Бабушка с дрожью в коленках зашла и села на предложенный стул.
- На чем гадаете, бабуся? Вы и вправду гадать умеете?
К тому времени уже овладевшая собой старая женщина ответила с деланной амбицией:
- В моем городе я принимала не каждого, кто мечтал у меня погадать.
- А откуда вы, бабуся?
- Из Крыма мы. Цыганка я, у меня мать и бабка знаменитые гадальщицы были!
При этих словах бабушка попросила у памяти своей мамы и своей бабушки прощения, ибо были они не гадалками, а почтенными и богатыми дамами, чьи мужья были князьями своего народа. Аллах прощает ложь во спасение и не считает ее богохульством!
Молодые женщины радостно оживились, видно накопилось у них семейных и любовных забот, может и со здоровьем проблемы появились. Так или иначе, бабушка достала карты и раскинула их по очереди для всех трех дам... Гонорар оказался выше бабушкиных ожиданий и, успокоив жаждущих любви и счастья женщин, она поторопилась на базар. Заработанных денег хватило на банку молока, кусочек масла и пару свежих яиц - прекрасная еда для больного ребенка!
Но к великому горю бабушки, Диянчик слабо улыбнулся ставшей непривычной еде, и лишь попробовав сваренного всмятку яичка, как он всегда любил, отложил ложечку и протянул его бабушке:
- Не хочу, бабу...
Бабушка, в глубине души ожидавшая и боящаяся такого результата, засуетилась.
- Сыночек, молочка попей, молочка!
Ребенок отпил из банки глоток и отставил ее:
- Не хочу, бабушка... - и лег на свою циновку.
На следующий день, закончив уборку порученных ей помещений, бабушка поспешила в поликлинику.
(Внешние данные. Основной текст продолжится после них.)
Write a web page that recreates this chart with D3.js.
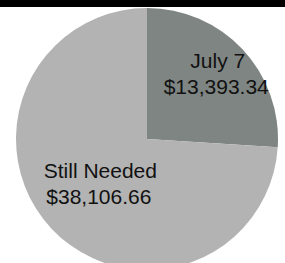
<!DOCTYPE html>
<html><head><meta charset="utf-8">
<script src="https://cdn.jsdelivr.net/npm/d3@7"></script>
<style>html,body{margin:0;padding:0;background:#fff;overflow:hidden}</style>
</head><body>
<svg id="c" width="285" height="263"></svg>
<script>
const categories = ["July 7", "Still Needed"];
const values = [13393.34, 38106.66];
const colors = ["#7f8582", "#b3b3b3"];

const svg = d3.select("#c");
const W = 285, H = 263;
const cx = 147, cy = 139, r = 131;

const g = svg.append("g").attr("transform", `translate(${cx},${cy})`);
const data = categories.map((c, i) => ({ name: c, value: values[i], color: colors[i] }));
const pie = d3.pie().value(d => d.value).sort(null);
const arc = d3.arc().innerRadius(0).outerRadius(r);
const arcs = pie(data);

g.selectAll("path").data(arcs).join("path")
  .attr("d", arc).attr("fill", d => d.data.color);

const fmt = d3.format("$,.2f");
const labelR = [97, 64];
arcs.forEach((a, i) => {
  const la = d3.arc().innerRadius(labelR[i]).outerRadius(labelR[i]);
  const [x, y] = la.centroid(a);
  const t = g.append("text").attr("text-anchor", "middle")
    .attr("font-family", "Liberation Sans, Arial, sans-serif")
    .attr("font-size", 21).attr("fill", "#111");
  t.append("tspan").attr("x", x).attr("y", y - 5).text(a.data.name);
  t.append("tspan").attr("x", x - 1.5).attr("y", y + 21).text(fmt(a.data.value));
});

svg.append("rect").attr("x", 0).attr("y", 0).attr("width", W).attr("height", 7).attr("fill", "#000");
</script>
</body></html>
Хорошо говорившая по-русски женщина решила скрыть, что она спецпереселенка и выдать себя за приехавшую к родственникам украинку.
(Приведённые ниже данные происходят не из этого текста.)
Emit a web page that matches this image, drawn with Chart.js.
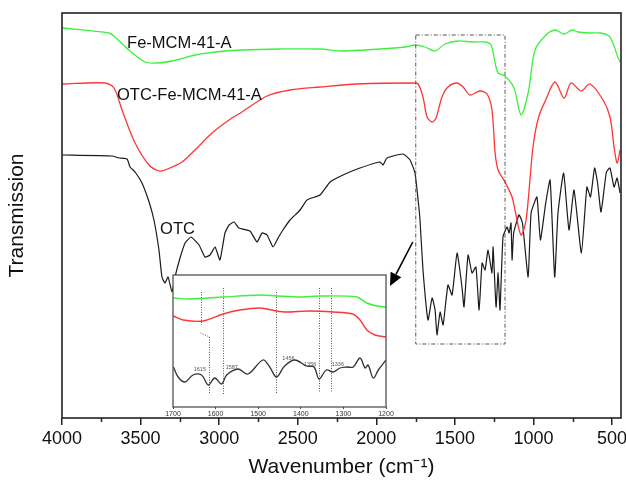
<!DOCTYPE html>
<html>
<head>
<meta charset="utf-8">
<script src="https://cdn.jsdelivr.net/npm/chart.js@4.4.1/dist/chart.umd.min.js"></script>
<style>
  html, body { margin: 0; padding: 0; background: #fff; }
  #wrap { position: relative; width: 626px; height: 485px; }
  #main { position: absolute; left: 0; top: 0; }
  #inset { position: absolute; left: 163px; top: 265px; }
</style>
</head>
<body>
<div id="wrap">
  <canvas id="main" width="626" height="485"></canvas>
  <canvas id="inset" width="233" height="160"></canvas>
</div>
<script>
/* ---- main spectra (wavenumber cm-1 / transmission, arbitrary units) ---- */
const X_TICKS = [4000, 3500, 3000, 2500, 2000, 1500, 1000, 500];
const X_MINOR = [3750, 3250, 2750, 2250, 1750, 1250, 750];

const GREEN_WN = [4000, 3701, 3663, 3574, 3472, 3395, 3300, 3154, 3026, 2855, 2613, 2358, 2231, 1976, 1817, 1754, 1690, 1626, 1563, 1480, 1391, 1308, 1270, 1244, 1225, 1181, 1124, 1079, 1034, 990, 920, 863, 805, 754, 716, 640, 576, 519, 487, 468, 449];
const GREEN_T  = [390, 385, 381, 368, 356, 355, 357, 363, 366, 368, 369, 369, 367, 369, 371, 373, 371, 367, 374, 377, 376, 376, 373, 355, 345, 342, 330, 303, 325, 368, 383, 388, 384, 388, 386, 385, 385, 382, 372, 363, 356];

const RED_WN = [4000, 3726, 3669, 3618, 3535, 3446, 3383, 3345, 3236, 3154, 3045, 2937, 2855, 2695, 2549, 2358, 2123, 1766, 1734, 1703, 1677, 1645, 1620, 1582, 1544, 1486, 1448, 1404, 1340, 1295, 1264, 1244, 1225, 1181, 1136, 1111, 1079, 1047, 1003, 967, 922, 863, 805, 761, 697, 640, 557, 513, 487, 468, 449];
const RED_T  = [334, 335, 330, 308, 275, 253, 247, 248, 256, 268, 285, 298, 306, 322, 328, 331, 334, 335, 334, 321, 301, 296, 300, 321, 331, 335, 331, 323, 327, 324, 308, 265, 248, 236, 221, 203, 183, 198, 271, 301, 318, 336, 320, 335, 327, 334, 318, 301, 271, 255, 268];

const BLACK_WN = [4000, 3682, 3637, 3586, 3567, 3535, 3491, 3446, 3415, 3383, 3364, 3345, 3325, 3300, 3281, 3249, 3217, 3179, 3128, 3090, 3058, 3026, 2995, 2963, 2937, 2905, 2874, 2804, 2759, 2727, 2695, 2657, 2625, 2594, 2549, 2485, 2441, 2358, 2294, 2212, 2104, 1976, 1957, 1932, 1830, 1785, 1754, 1734, 1722, 1703, 1671, 1645, 1626, 1614, 1594, 1575, 1544, 1518, 1486, 1455, 1442, 1416, 1391, 1366, 1346, 1327, 1308, 1289, 1264, 1257, 1238, 1225, 1213, 1194, 1168, 1155, 1143, 1136, 1126, 1092, 1070, 1034, 1015, 978, 956, 922, 894, 865, 844, 808, 774, 742, 695, 660, 637, 611, 592, 570, 536, 513, 487, 468, 449];
const BLACK_T  = [263, 262, 260, 259, 251, 246, 235, 216, 198, 168, 141, 135, 141, 126, 141, 160, 175, 181, 173, 161, 163, 171, 158, 185, 193, 196, 190, 187, 176, 185, 183, 171, 180, 188, 198, 208, 218, 223, 236, 243, 250, 256, 253, 260, 264, 258, 245, 218, 198, 148, 98, 120, 108, 83, 106, 93, 133, 123, 165, 131, 111, 163, 145, 151, 108, 155, 148, 168, 145, 171, 111, 145, 108, 181, 191, 185, 195, 158, 185, 203, 195, 141, 205, 221, 178, 215, 238, 141, 205, 245, 188, 228, 165, 231, 221, 250, 235, 206, 246, 250, 231, 240, 225];

/* ---- inset (1700-1200 cm-1) ---- */
const INSET_TICKS = [1700, 1600, 1500, 1400, 1300, 1200];

const IN_GREEN_WN = [1699, 1660, 1582, 1496, 1457, 1402, 1355, 1269, 1245, 1222, 1200];
const IN_GREEN_T  = [109, 108, 110, 112, 111, 110, 111, 110, 104, 101, 100];

const IN_RED_WN = [1699, 1676, 1629, 1582, 1543, 1496, 1457, 1434, 1380, 1325, 1278, 1261, 1245, 1226, 1200];
const IN_RED_T  = [91, 87, 86, 93, 97, 99, 96, 95, 96, 95, 93, 87, 77, 72, 70];

const IN_BLACK_WN = [1699, 1688, 1672, 1653, 1633, 1617, 1602, 1586, 1574, 1547, 1524, 1489, 1473, 1457, 1438, 1414, 1387, 1369, 1357, 1340, 1324, 1308, 1293, 1277, 1261, 1249, 1242, 1230, 1218, 1200];
const IN_BLACK_T  = [40, 30, 25, 32, 32, 22, 29, 23, 32, 38, 33, 47, 40, 30, 41, 47, 41, 40, 28, 37, 35, 39, 40, 40, 49, 39, 42, 29, 37, 47];

const IN_PEAKS = ['1615', '1587', '1456', '1356', '1336'];
const IN_PEAK_WN = [1637, 1562, 1429, 1378, 1313];
const IN_PEAK_T  = [38, 40, 49, 43, 43];

// dotted marker segments in the inset: [wn1, t1, wn2, t2]
const IN_MARKS = [
  [1634, 115, 1634, 82],
  [1637, 74, 1615, 70],
  [1615, 70, 1615, 14],
  [1582, 119, 1582, 12],
  [1458, 115, 1458, 14],
  [1357, 119, 1357, 14],
  [1329, 119, 1329, 14]
];

// annotations on the main chart
const SERIES_LABELS = ['Fe-MCM-41-A', 'OTC-Fe-MCM-41-A', 'OTC'];
const LABEL_WN = [3586, 3650, 3376];
const LABEL_T  = [375, 323, 189];
const BOX_WN = [1749, 1181];
const BOX_T  = [74, 383];
const ARROW_WN = [1768, 1913];
const ARROW_T  = [176, 132];

const FONT = '"Liberation Sans", Arial, sans-serif';
Chart.defaults.font.family = FONT;
Chart.defaults.color = '#111';

function toPoints(wn, t) {
  return wn.map((w, i) => ({ x: w, y: t[i] }));
}

/* draws frame, minor ticks, zoom box, arrow and curve labels */
const mainDecor = {
  id: 'mainDecor',
  afterDatasetsDraw(chart) {
    const ctx = chart.ctx;
    const xs = chart.scales.x;
    const ys = chart.scales.y;
    const area = chart.chartArea;

    ctx.save();

    // dash-dot box around the 1750-1180 region
    ctx.strokeStyle = '#555';
    ctx.lineWidth = 1;
    ctx.setLineDash([4, 2, 1, 2]);
    const bx1 = xs.getPixelForValue(BOX_WN[0]);
    const bx2 = xs.getPixelForValue(BOX_WN[1]);
    const by1 = ys.getPixelForValue(BOX_T[1]);
    const by2 = ys.getPixelForValue(BOX_T[0]);
    ctx.strokeRect(bx1, by1, bx2 - bx1, by2 - by1);
    ctx.setLineDash([]);

    // arrow pointing at the inset
    const ax1 = xs.getPixelForValue(ARROW_WN[0]);
    const ay1 = ys.getPixelForValue(ARROW_T[0]);
    const ax2 = xs.getPixelForValue(ARROW_WN[1]);
    const ay2 = ys.getPixelForValue(ARROW_T[1]);
    const ang = Math.atan2(ay2 - ay1, ax2 - ax1);
    const headLen = 13, headW = 6;
    const hx = ax2 - headLen * Math.cos(ang);
    const hy = ay2 - headLen * Math.sin(ang);
    ctx.strokeStyle = '#000';
    ctx.lineWidth = 1.6;
    ctx.beginPath();
    ctx.moveTo(ax1, ay1);
    ctx.lineTo(hx, hy);
    ctx.stroke();
    ctx.fillStyle = '#000';
    ctx.beginPath();
    ctx.moveTo(ax2, ay2);
    ctx.lineTo(hx + headW * Math.sin(ang), hy - headW * Math.cos(ang));
    ctx.lineTo(hx - headW * Math.sin(ang), hy + headW * Math.cos(ang));
    ctx.closePath();
    ctx.fill();

    // curve labels
    ctx.font = '16.5px ' + FONT;
    ctx.fillStyle = '#111';
    ctx.textAlign = 'left';
    ctx.textBaseline = 'middle';
    SERIES_LABELS.forEach((txt, i) => {
      ctx.fillText(txt, xs.getPixelForValue(LABEL_WN[i]), ys.getPixelForValue(LABEL_T[i]));
    });

    // frame
    ctx.strokeStyle = '#222';
    ctx.lineWidth = 1.6;
    ctx.strokeRect(area.left, area.top, area.right - area.left, area.bottom - area.top);

    // minor ticks
    ctx.lineWidth = 1.5;
    ctx.beginPath();
    X_MINOR.forEach(v => {
      const px = Math.round(xs.getPixelForValue(v)) + 0.5;
      ctx.moveTo(px, area.bottom);
      ctx.lineTo(px, area.bottom + 4);
    });
    ctx.stroke();

    ctx.restore();
  }
};

new Chart(document.getElementById('main'), {
  type: 'line',
  data: {
    datasets: [
      {
        label: 'Fe-MCM-41-A',
        data: toPoints(GREEN_WN, GREEN_T),
        borderColor: '#3ef03e',
        borderWidth: 1.3,
        pointRadius: 0,
        tension: 0.3
      },
      {
        label: 'OTC-Fe-MCM-41-A',
        data: toPoints(RED_WN, RED_T),
        borderColor: '#ff3535',
        borderWidth: 1.3,
        pointRadius: 0,
        tension: 0.3
      },
      {
        label: 'OTC',
        data: toPoints(BLACK_WN, BLACK_T),
        borderColor: '#1a1a1a',
        borderWidth: 1.2,
        pointRadius: 0,
        tension: 0.15
      }
    ]
  },
  options: {
    responsive: false,
    animation: false,
    devicePixelRatio: 1,
    layout: { padding: { top: 13, right: 5, left: 0, bottom: 0 } },
    plugins: {
      legend: { display: false },
      tooltip: { enabled: false }
    },
    scales: {
      x: {
        type: 'linear',
        reverse: true,
        min: 443,
        max: 4000,
        afterBuildTicks: (s) => { s.ticks = X_TICKS.map(v => ({ value: v })); },
        afterFit: (s) => { s.height = 67; s.paddingLeft = 0; s.paddingRight = 0; },
        ticks: {
          font: { size: 18 },
          color: '#111',
          padding: 3,
          maxRotation: 0,
          autoSkip: false,
          callback: (v) => String(v)
        },
        grid: {
          drawOnChartArea: false,
          drawTicks: true,
          tickLength: 7,
          color: '#222',
          lineWidth: 1.5
        },
        border: { display: false },
        title: {
          display: true,
          text: 'Wavenumber (cm⁻¹)',
          font: { size: 21 },
          color: '#111',
          padding: { top: 0, bottom: 5 }
        }
      },
      y: {
        min: 0,
        max: 405,
        afterFit: (s) => { s.width = 62; s.paddingTop = 0; s.paddingBottom = 0; },
        ticks: { display: false },
        grid: { display: false },
        border: { display: false },
        title: {
          display: true,
          text: 'Transmission',
          font: { size: 21 },
          color: '#111',
          padding: { top: 5, bottom: 0 }
        }
      }
    }
  },
  plugins: [mainDecor]
});

/* inset: white panel, dotted peak markers, peak numbers, border */
const insetDecor = {
  id: 'insetDecor',
  beforeDraw(chart) {
    const a = chart.chartArea;
    const ctx = chart.ctx;
    ctx.save();
    ctx.fillStyle = '#fff';
    ctx.fillRect(a.left, a.top, a.right - a.left, a.bottom - a.top);
    ctx.restore();
  },
  beforeDatasetsDraw(chart) {
    const ctx = chart.ctx;
    const xs = chart.scales.x;
    const ys = chart.scales.y;
    ctx.save();
    ctx.strokeStyle = '#555';
    ctx.lineWidth = 1;
    ctx.setLineDash([1, 1.5]);
    IN_MARKS.forEach(m => {
      ctx.beginPath();
      ctx.moveTo(Math.round(xs.getPixelForValue(m[0])) + 0.5, ys.getPixelForValue(m[1]));
      ctx.lineTo(Math.round(xs.getPixelForValue(m[2])) + 0.5, ys.getPixelForValue(m[3]));
      ctx.stroke();
    });
    ctx.setLineDash([]);
    ctx.font = '5.5px ' + FONT;
    ctx.fillStyle = '#555';
    ctx.textAlign = 'center';
    ctx.textBaseline = 'middle';
    IN_PEAKS.forEach((txt, i) => {
      ctx.fillText(txt, xs.getPixelForValue(IN_PEAK_WN[i]), ys.getPixelForValue(IN_PEAK_T[i]));
    });
    ctx.restore();
  },
  afterDatasetsDraw(chart) {
    const a = chart.chartArea;
    const ctx = chart.ctx;
    ctx.save();
    ctx.strokeStyle = '#444';
    ctx.lineWidth = 1.2;
    ctx.strokeRect(a.left, a.top, a.right - a.left, a.bottom - a.top);
    ctx.restore();
  }
};

new Chart(document.getElementById('inset'), {
  type: 'line',
  data: {
    datasets: [
      { data: toPoints(IN_GREEN_WN, IN_GREEN_T), borderColor: '#3ef03e', borderWidth: 1.4, pointRadius: 0, tension: 0.3 },
      { data: toPoints(IN_RED_WN, IN_RED_T), borderColor: '#ff3535', borderWidth: 1.4, pointRadius: 0, tension: 0.3 },
      { data: toPoints(IN_BLACK_WN, IN_BLACK_T), borderColor: '#333', borderWidth: 1.3, pointRadius: 0, tension: 0.35 }
    ]
  },
  options: {
    responsive: false,
    animation: false,
    devicePixelRatio: 1,
    layout: { padding: { left: 10, top: 10, right: 10, bottom: 0 } },
    plugins: {
      legend: { display: false },
      tooltip: { enabled: false }
    },
    scales: {
      x: {
        type: 'linear',
        reverse: true,
        min: 1200,
        max: 1700,
        afterBuildTicks: (s) => { s.ticks = INSET_TICKS.map(v => ({ value: v })); },
        afterFit: (s) => { s.height = 18; s.paddingLeft = 0; s.paddingRight = 0; },
        ticks: {
          font: { size: 7 },
          color: '#333',
          padding: 1,
          maxRotation: 0,
          autoSkip: false,
          callback: (v) => String(v)
        },
        grid: { drawOnChartArea: false, tickLength: 2, color: '#444' },
        border: { display: false }
      },
      y: { display: false, min: 0, max: 132 }
    }
  },
  plugins: [insetDecor]
});
</script>
</body>
</html>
- А родственники, оказывается, вдруг уехали, и осталась я тут с внучеком, да еще в поезде нас обворовали - ни вещей, ни денег, ни паспорта.
Ну, беспаспортные в войну, пока органы не навели в этом порядка, были не в диковинку, а старушке бедной захотелось помочь - в благостную для врача минуту явилась бабушка со своей бедой. И ей велели привести внука в больницу.
Бабушка на попутной двухколесной арбе довезла сильно ослабевшего ребенка до больницы. Узбек-арбакеш не взял со старушки платы и погнал свою телегу дальше. Бабушка, поддерживая мальчика под руку, привела его в палату. Пришел тот самый знакомый врач и осмотрев ребенка не нашел признаков какой-нибудь болезни.
- Нервная система дает сбой, - констатировал врач, когда они с бабушкой вышли в коридор. - Оставьте его, здесь и питание вполне приличное.
- Да не ест он ничего, - заплакала бабушка и сама уже понявшая, что у мальчика заболевание нервного происхождения.
Диянчика оставили в больнице. Он не возражал, только долгим взглядом проводил уходящую бабушку.
Роль профессиональной гадалки, которую взяла на себя бабушка, оказалась прибыльной: за три дня она заработала месячную зарплату уборщицы. Поначалу она испытывала чувство стыда от такого не свойственного ей амплуа, боялась встретиться с кем-то из тех, кто знал ее раньше. Но по трезвом размышлении, она пришла к совершенно верному выводу, что работа уборщицей не менее чужда ей, чем роль гадалки, при том, что эта последняя дает больше средств для существования.